Lawless also served as a writer and producer on the doc, which is repped for international sales by XYZ Films. It’s just one way the star is taking more control of her career. Since acting in hits like “Parks and Recreation,” Jane Campion’s “Top of the Lake” and the animated blockbuster “Minions: The Rise of Gru,” she’s been exec producing and starring in the crime comedy-drama “My Life Is Murder,” all without the involvement of her producer husband Rob Tapert (“Evil Dead Rise”). AMC Networks’ Acorn TV recently picked up “Murder” for a fourth season, due out in July. She’s now working on two narrative projects she’d potentially helm, including a religious horror film.

“I’ve often been asked to direct — my husband has asked me — and I’ve never found anything important enough,” says Lawless, who still has no idea why she was approached to make this doc. “He probably sent this letter to a hundred people and I answered [so quickly] because I could not let somebody else jump on this.

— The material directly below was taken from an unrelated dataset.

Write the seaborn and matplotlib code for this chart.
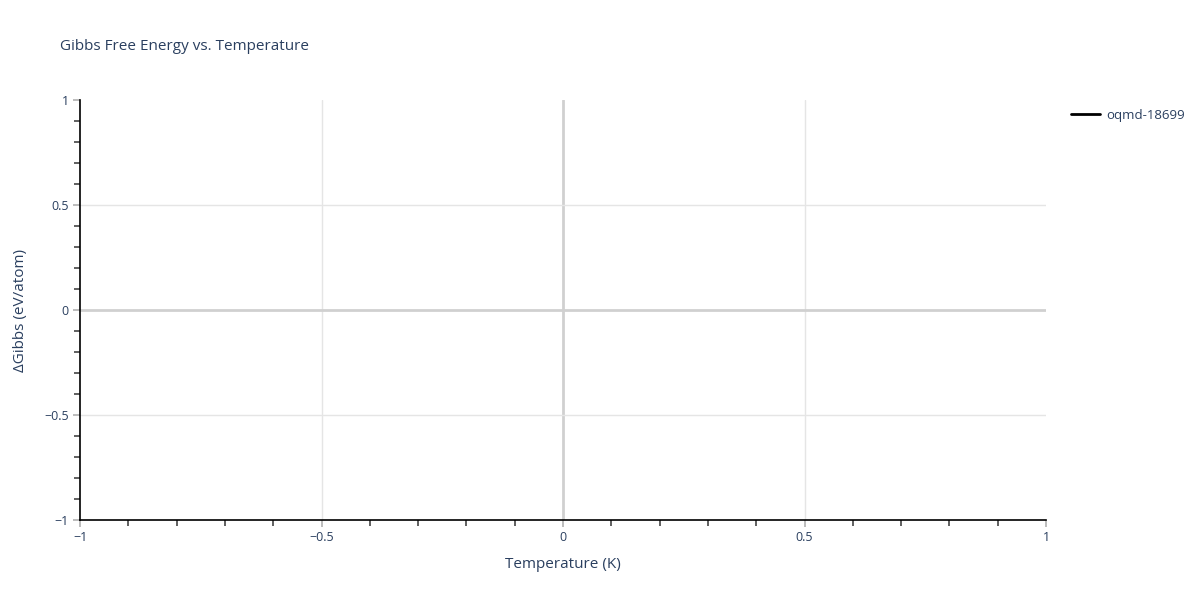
import numpy as np
import pandas as pd
import seaborn as sns
import matplotlib.pyplot as plt
from matplotlib.ticker import MultipleLocator

# the single series has no points in range, only its legend entry is shown
series_name = "oqmd-18699"
temperature = []
delta_gibbs = []

title = "Gibbs Free Energy vs. Temperature"
x_label = "Temperature (K)"
y_label = "ΔGibbs (eV/atom)"
x_ticks = [-1, -0.5, 0, 0.5, 1]
y_ticks = [-1, -0.5, 0, 0.5, 1]

text_color = "#2a3f5f"

sns.set_theme(style="white")
plt.rcParams["font.family"] = ["Open Sans", "DejaVu Sans"]

fig = plt.figure(figsize=(12, 6), dpi=100)
ax = fig.add_axes([80 / 1200, 80 / 600, 966 / 1200, 420 / 600])

df = pd.DataFrame({"T": pd.Series(temperature, dtype=float),
                   "G": pd.Series(delta_gibbs, dtype=float)})
sns.lineplot(data=df, x="T", y="G", ax=ax, color="black")
line, = ax.plot(df["T"], df["G"], color="black", linewidth=2, label=series_name)

ax.set_xlim(-1, 1)
ax.set_ylim(-1, 1)
ax.set_xticks(x_ticks)
ax.set_yticks(y_ticks)
ax.xaxis.set_minor_locator(MultipleLocator(0.1))
ax.yaxis.set_minor_locator(MultipleLocator(0.1))
fmt = lambda v, p: f"{v:g}".replace("-", "\u2212")
ax.xaxis.set_major_formatter(fmt)
ax.yaxis.set_major_formatter(fmt)

# interior grid lines only (no line at the outer limits)
ax.grid(False)
for v in x_ticks[1:-1]:
    if v == 0:
        ax.axvline(v, color="#d0d0d0", linewidth=2, zorder=1)
    else:
        ax.axvline(v, color="#e5e5e5", linewidth=1, zorder=1)
for v in y_ticks[1:-1]:
    if v == 0:
        ax.axhline(v, color="#d0d0d0", linewidth=2, zorder=1)
    else:
        ax.axhline(v, color="#e5e5e5", linewidth=1, zorder=1)

for side in ["top", "right"]:
    ax.spines[side].set_visible(False)
for side in ["left", "bottom"]:
    ax.spines[side].set_color("black")
    ax.spines[side].set_linewidth(1.2)
    ax.spines[side].set_zorder(5)

ax.tick_params(axis="both", which="both", direction="out", bottom=True, left=True,
               labelcolor=text_color, labelsize=9)
ax.tick_params(axis="both", which="major", length=5, width=1.2, pad=3, color="#b0b0b0")
ax.tick_params(axis="both", which="minor", length=4, width=1.2, color="#444444")

ax.set_xlabel(x_label, fontsize=11, color=text_color, labelpad=9)
ax.set_ylabel(y_label, fontsize=11, color=text_color, labelpad=12)

fig.text(60 / 1200, 1 - 46 / 600, title, fontsize=11, color=text_color,
         ha="left", va="center")

leg = fig.legend(handles=[line], loc="center left", bbox_to_anchor=(1067 / 1200, 1 - 115 / 600),
                 frameon=False, fontsize=9.5, handlelength=2.2, handletextpad=0.45,
                 borderaxespad=0, borderpad=0.3)
for t in leg.get_texts():
    t.set_color(text_color)

fig.savefig("out.png", dpi=100)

I thought, ‘I’ll produce it. I’ll find the money.’ And it wasn’t until somebody said, ‘Why don’t you direct it?’ that I dived into the decision to make it, and I was a little horrified after I accepted. I thought, ‘Who the hell am I to this?’ But the spirit of Margaret grabbed me by the scruff of my neck and booted me through the door before I could back out!’”

And there’s still the possibility of playing a different role in an often-discussed reboot of “Xena.” Her husband was an exec producer on the original. “I don’t believe anything’s been greenlit,” she says. “But I am extremely hopeful.”